Le gouvernement français pourrait fin 2015 buter sur le « paradoxe de la crédibilité » ( D. Goyeau). Ce concept énonce que c’est lorsqu’il en a le plus besoin, c’est-à-dire lorsque la situation économique dégradée impose de prendre des mesures plutôt impopulaires, que malheureusement, le gouvernement n’est pas crédible. Et paradoxalement, lorsqu’il est crédible, la situation économique est souvent bien orientée, de sorte qu’il n’a pas à entamer sa crédibilité.

Ce scenario pourrait fort bien se produire en France, reste à vérifier le degré de rationalité ou de clairvoyance des français et leur capacité à accepter des mesures de rigueur. Ceci suppose aussi un certain degré d’altruisme de leur part, car souvent ceux qui contribuent (via des hausses d’impôts par exemple) ne sont pas toujours ceux qui bénéficient de la hausse de la dépense publique.

Et si la « politique du pire » était la meilleure option à disposition du gouvernement sortant en vue de 2017 ?

Mais lorsque le budget dérape et que le gouvernement laisse filer les déficits, la dépense publique accrue fait des heureux au sein de son électorat captif et le pouvoir peut ainsi trouver un certain soutien politique. Cette hypothèse est renforcée par la prise en compte du calendrier électoral, plus l’on s’approchera de 2017 et plus le gouvernement sera tenté par un certain laxisme budgétaire.

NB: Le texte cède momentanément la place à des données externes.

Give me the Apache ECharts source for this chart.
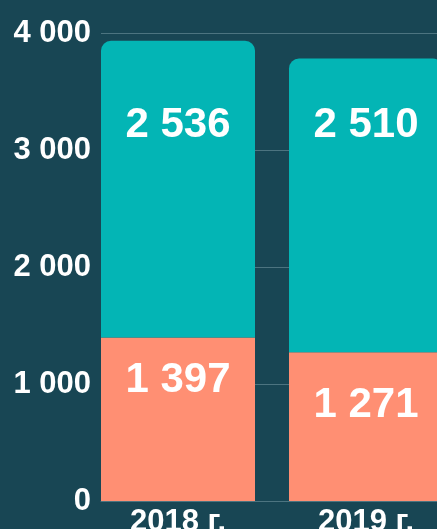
<!DOCTYPE html>
<html>
<head>
<meta charset="UTF-8">
<title></title>
<script src="https://cdn.jsdelivr.net/npm/echarts@6/dist/echarts.min.js"></script>
<style>
  html, body { margin: 0; padding: 0; background: #184654; }
  #main { width: 437px; height: 529px; }
</style>
</head>
<body>
<div id="main"></div>
<script>
// data
var categories = ['2018 г.', '2019 г.'];
var lowerValues = [1397, 1271];   // orange
var upperValues = [2536, 2510];   // teal

// label offsets from bar top (style only)
var upperLabelY = [85, 67];
var lowerLabelY = [43, 53];

function spaced(v) {
    return String(v).replace(/\B(?=(\d{3})+(?!\d))/g, ' ');
}

function items(values, offsets) {
    return values.map(function (v, i) {
        return { value: v, label: { position: ['50%', offsets[i]] } };
    });
}

var chart = echarts.init(document.getElementById('main'));

var valueLabel = {
    show: true,
    align: 'center',
    verticalAlign: 'middle',
    color: '#ffffff',
    fontFamily: 'Liberation Sans',
    fontWeight: 'bold',
    fontSize: 42,
    formatter: function (p) { return spaced(p.value); }
};

var axisFont = {
    color: '#ffffff',
    fontFamily: 'Liberation Sans',
    fontWeight: 'bold',
    fontSize: 31
};

chart.setOption({
    backgroundColor: '#184654',
    animation: false,
    grid: [
        // bars (runs past the right edge)
        { left: 84, width: 376, top: 33, bottom: 28, outerBoundsMode: 'none' },
        // y axis, grid lines, base line
        { left: 101, right: 0, top: 33, bottom: 28, outerBoundsMode: 'none' }
    ],
    xAxis: [
        {
            gridIndex: 0,
            type: 'category',
            data: categories,
            axisLine: { show: false },
            axisTick: { show: false },
            axisLabel: Object.assign({ margin: 6 }, axisFont)
        },
        {
            gridIndex: 1,
            type: 'value',
            min: 0,
            max: 1,
            axisLine: { show: true, lineStyle: { color: '#4c7480', width: 1 } },
            axisTick: { show: false },
            axisLabel: { show: false },
            splitLine: { show: false }
        }
    ],
    yAxis: [
        {
            gridIndex: 0,
            type: 'value',
            min: 0,
            max: 4000,
            show: false
        },
        {
            gridIndex: 1,
            type: 'value',
            min: 0,
            max: 4000,
            interval: 1000,
            axisLine: { show: false },
            axisTick: { show: false },
            axisLabel: Object.assign({
                margin: 10,
                formatter: function (v) { return spaced(v); }
            }, axisFont),
            splitLine: { lineStyle: { color: '#4c7480', width: 1 } }
        }
    ],
    series: [
        {
            type: 'bar',
            xAxisIndex: 0,
            yAxisIndex: 0,
            stack: 'total',
            barWidth: 154,
            itemStyle: { color: '#ff8f73' },
            label: valueLabel,
            data: items(lowerValues, lowerLabelY)
        },
        {
            type: 'bar',
            xAxisIndex: 0,
            yAxisIndex: 0,
            stack: 'total',
            barWidth: 154,
            itemStyle: { color: '#03b5b5', borderRadius: [10, 10, 0, 0] },
            label: valueLabel,
            data: items(upperValues, upperLabelY)
        }
    ]
});
</script>
</body>
</html>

Que cette pratique soit efficace électoralement parlant, rien n’est assuré, en cas d’inefficacité, c’est la politique du pire qui s’exprimerait alors. Cette proposition, bien que teintée de cynisme, n’en est pas moins envisageable. Ainsi, le sortant (François Hollande ou Manuel Valls) maximiserait ses chances pour 2022, étant donné le lourd fardeau qu’il laisserait à une opposition, victorieuse dans les urnes en 2017 mais avec un défi encore plus difficile à relever.